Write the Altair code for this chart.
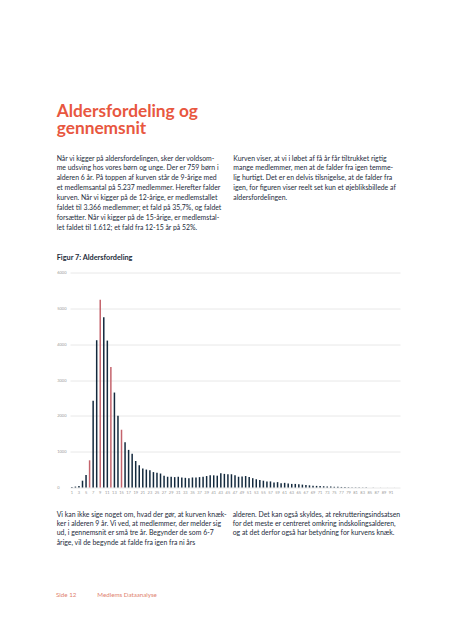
import altair as alt
import pandas as pd

ages = list(range(1, 94))
members = [
    15, 25, 40, 190, 350, 759, 2420, 4110, 5237, 4750,
    4100, 3366, 2650, 2000, 1612, 1260, 1050, 940, 740, 620,
    530, 500, 480, 430, 410, 390, 330, 300, 300, 290,
    300, 280, 270, 260, 280, 280, 290, 300, 320, 340,
    340, 330, 400, 380, 370, 370, 340, 300, 310, 320,
    290, 260, 230, 210, 190, 170, 170, 140, 150, 120,
    130, 110, 100, 100, 90, 80, 70, 60, 50, 45,
    40, 35, 30, 25, 20, 18, 15, 12, 10, 8,
    7, 6, 5, 4, 3, 3, 2, 2, 1, 1,
    1, 1, 1,
]
highlight_ages = [6, 9, 12, 15]
x_label_ages = list(range(1, 92, 2))
y_ticks = [0, 1000, 2000, 3000, 4000, 5000, 6000]

title_line1 = "Aldersfordeling og"
title_line2 = "gennemsnit"
intro_left = [
    "Når vi kigger på aldersfordelingen, sker der voldsom-",
    "me udsving hos vores børn og unge. Der er 759 børn i",
    "alderen 6 år. På toppen af kurven står de 9-årige med",
    "et medlemsantal på 5.237 medlemmer. Herefter falder",
    "kurven. Når vi kigger på de 12-årige, er medlemstallet",
    "faldet til 3.366 medlemmer; et fald på 35,7%, og faldet",
    "forsætter. Når vi kigger på de 15-årige, er medlemstal-",
    "let faldet til 1.612; et fald fra 12-15 år på 52%.",
]
intro_right = [
    "Kurven viser, at vi i løbet af få år får tiltrukket rigtig",
    "mange medlemmer, men at de falder fra igen temme-",
    "lig hurtigt. Det er en delvis tilsnigelse, at de falder fra",
    "igen, for figuren viser reelt set kun et øjebliksbillede af",
    "aldersfordelingen.",
]
figure_label = "Figur 7: Aldersfordeling"
outro_left = [
    "Vi kan ikke sige noget om, hvad der gør, at kurven knæk-",
    "ker i alderen 9 år. Vi ved, at medlemmer, der melder sig",
    "ud, i gennemsnit er små tre år. Begynder de som 6-7",
    "årige, vil de begynde at falde fra igen fra ni års",
]
outro_right = [
    "alderen. Det kan også skyldes, at rekrutteringsindsatsen",
    "for det meste er centreret omkring indskolingsalderen,",
    "og at det derfor også har betydning for kurvens knæk.",
]
footer_page = "Side 12"
footer_title = "Medlems Dataanalyse"

NAVY = "#13293d"
RED = "#c4636c"
CORAL = "#e8573f"
FONT = "Lato"

df = pd.DataFrame({"age": ages, "members": members})
df["hl"] = df["age"].isin(highlight_ages)

bars = alt.Chart(df).mark_bar(size=1.5).encode(
    x=alt.X("age:O", title=None,
            scale=alt.Scale(paddingInner=0.55, paddingOuter=0.3),
            axis=alt.Axis(values=x_label_ages, labelAngle=0, ticks=False, domain=False,
                          labelFontSize=4, labelColor="#9a9a9a", labelPadding=3,
                          grid=False, labelFont=FONT)),
    y=alt.Y("members:Q", title=None,
            scale=alt.Scale(domain=[0, 6000], nice=False),
            axis=alt.Axis(values=y_ticks, format="d", ticks=False, tickSize=0, domain=False,
                          labelAlign="left", labelPadding=13.3, labelFontSize=4,
                          labelColor="#9a9a9a", gridColor="#e2e2e2", gridWidth=0.8,
                          labelFont=FONT)),
    color=alt.condition(alt.datum.hl, alt.value(RED), alt.value(NAVY)),
)

one = alt.Data(values=[{}])


def txt(lines, x, y, size, color, weight="normal", lh=10):
    return alt.Chart(one).mark_text(
        align="left", baseline="alphabetic", fontSize=size, font=FONT,
        fontWeight=weight, color=color, lineHeight=lh, text=lines,
    ).encode(x=alt.value(x), y=alt.value(y))


layers = [
    bars,
    txt(title_line1, -13.3, -155.8, 17.3, CORAL, "bold", 17),
    txt(title_line2, -13.3, -138.8, 17.3, CORAL, "bold", 17),
    txt(intro_left, -13.3, -112, 6.9, "#1e2c3c", "normal", 9.9),
    txt(intro_right, 163.3, -112, 6.9, "#1e2c3c", "normal", 9.9),
    txt([figure_label], -13.3, -12.5, 7.3, "#1e2c3c", "bold", 10),
    txt(outro_left, -13.3, 244.5, 6.9, "#1e2c3c", "normal", 9.2),
    txt(outro_right, 162.7, 244.5, 6.9, "#1e2c3c", "normal", 9.2),
    txt([footer_page], -14, 324.5, 6.2, "#e07f6e", "normal", 10),
    txt([footer_title], 27.3, 324.5, 6.2, "#e07f6e", "normal", 10),
]

chart = alt.layer(*layers).properties(
    width=330, height=215,
    padding={"left": 62, "top": 264.5, "right": 45, "bottom": 144},
    autosize=alt.AutoSizeParams(type="none"),
).configure_view(stroke=None)

chart.save("out.html", embed_options={"renderer": "svg", "actions": False})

[Set task]
Without including any pictures, print all of the material exactly as given.

[Correct result]
Write the Altair code for this chart.
import altair as alt
import pandas as pd

ages = list(range(1, 94))
members = [
    15, 25, 40, 190, 350, 759, 2420, 4110, 5237, 4750,
    4100, 3366, 2650, 2000, 1612, 1260, 1050, 940, 740, 620,
    530, 500, 480, 430, 410, 390, 330, 300, 300, 290,
    300, 280, 270, 260, 280, 280, 290, 300, 320, 340,
    340, 330, 400, 380, 370, 370, 340, 300, 310, 320,
    290, 260, 230, 210, 190, 170, 170, 140, 150, 120,
    130, 110, 100, 100, 90, 80, 70, 60, 50, 45,
    40, 35, 30, 25, 20, 18, 15, 12, 10, 8,
    7, 6, 5, 4, 3, 3, 2, 2, 1, 1,
    1, 1, 1,
]
highlight_ages = [6, 9, 12, 15]
x_label_ages = list(range(1, 92, 2))
y_ticks = [0, 1000, 2000, 3000, 4000, 5000, 6000]

title_line1 = "Aldersfordeling og"
title_line2 = "gennemsnit"
intro_left = [
    "Når vi kigger på aldersfordelingen, sker der voldsom-",
    "me udsving hos vores børn og unge. Der er 759 børn i",
    "alderen 6 år. På toppen af kurven står de 9-årige med",
    "et medlemsantal på 5.237 medlemmer. Herefter falder",
    "kurven. Når vi kigger på de 12-årige, er medlemstallet",
    "faldet til 3.366 medlemmer; et fald på 35,7%, og faldet",
    "forsætter. Når vi kigger på de 15-årige, er medlemstal-",
    "let faldet til 1.612; et fald fra 12-15 år på 52%.",
]
intro_right = [
    "Kurven viser, at vi i løbet af få år får tiltrukket rigtig",
    "mange medlemmer, men at de falder fra igen temme-",
    "lig hurtigt. Det er en delvis tilsnigelse, at de falder fra",
    "igen, for figuren viser reelt set kun et øjebliksbillede af",
    "aldersfordelingen.",
]
figure_label = "Figur 7: Aldersfordeling"
outro_left = [
    "Vi kan ikke sige noget om, hvad der gør, at kurven knæk-",
    "ker i alderen 9 år. Vi ved, at medlemmer, der melder sig",
    "ud, i gennemsnit er små tre år. Begynder de som 6-7",
    "årige, vil de begynde at falde fra igen fra ni års",
]
outro_right = [
    "alderen. Det kan også skyldes, at rekrutteringsindsatsen",
    "for det meste er centreret omkring indskolingsalderen,",
    "og at det derfor også har betydning for kurvens knæk.",
]
footer_page = "Side 12"
footer_title = "Medlems Dataanalyse"

NAVY = "#13293d"
RED = "#c4636c"
CORAL = "#e8573f"
FONT = "Lato"

df = pd.DataFrame({"age": ages, "members": members})
df["hl"] = df["age"].isin(highlight_ages)

bars = alt.Chart(df).mark_bar(size=1.5).encode(
    x=alt.X("age:O", title=None,
            scale=alt.Scale(paddingInner=0.55, paddingOuter=0.3),
            axis=alt.Axis(values=x_label_ages, labelAngle=0, ticks=False, domain=False,
                          labelFontSize=4, labelColor="#9a9a9a", labelPadding=3,
                          grid=False, labelFont=FONT)),
    y=alt.Y("members:Q", title=None,
            scale=alt.Scale(domain=[0, 6000], nice=False),
            axis=alt.Axis(values=y_ticks, format="d", ticks=False, tickSize=0, domain=False,
                          labelAlign="left", labelPadding=13.3, labelFontSize=4,
                          labelColor="#9a9a9a", gridColor="#e2e2e2", gridWidth=0.8,
                          labelFont=FONT)),
    color=alt.condition(alt.datum.hl, alt.value(RED), alt.value(NAVY)),
)

one = alt.Data(values=[{}])


def txt(lines, x, y, size, color, weight="normal", lh=10):
    return alt.Chart(one).mark_text(
        align="left", baseline="alphabetic", fontSize=size, font=FONT,
        fontWeight=weight, color=color, lineHeight=lh, text=lines,
    ).encode(x=alt.value(x), y=alt.value(y))


layers = [
    bars,
    txt(title_line1, -13.3, -155.8, 17.3, CORAL, "bold", 17),
    txt(title_line2, -13.3, -138.8, 17.3, CORAL, "bold", 17),
    txt(intro_left, -13.3, -112, 6.9, "#1e2c3c", "normal", 9.9),
    txt(intro_right, 163.3, -112, 6.9, "#1e2c3c", "normal", 9.9),
    txt([figure_label], -13.3, -12.5, 7.3, "#1e2c3c", "bold", 10),
    txt(outro_left, -13.3, 244.5, 6.9, "#1e2c3c", "normal", 9.2),
    txt(outro_right, 162.7, 244.5, 6.9, "#1e2c3c", "normal", 9.2),
    txt([footer_page], -14, 324.5, 6.2, "#e07f6e", "normal", 10),
    txt([footer_title], 27.3, 324.5, 6.2, "#e07f6e", "normal", 10),
]

chart = alt.layer(*layers).properties(
    width=330, height=215,
    padding={"left": 62, "top": 264.5, "right": 45, "bottom": 144},
    autosize=alt.AutoSizeParams(type="none"),
).configure_view(stroke=None)

chart.save("out.html", embed_options={"renderer": "svg", "actions": False})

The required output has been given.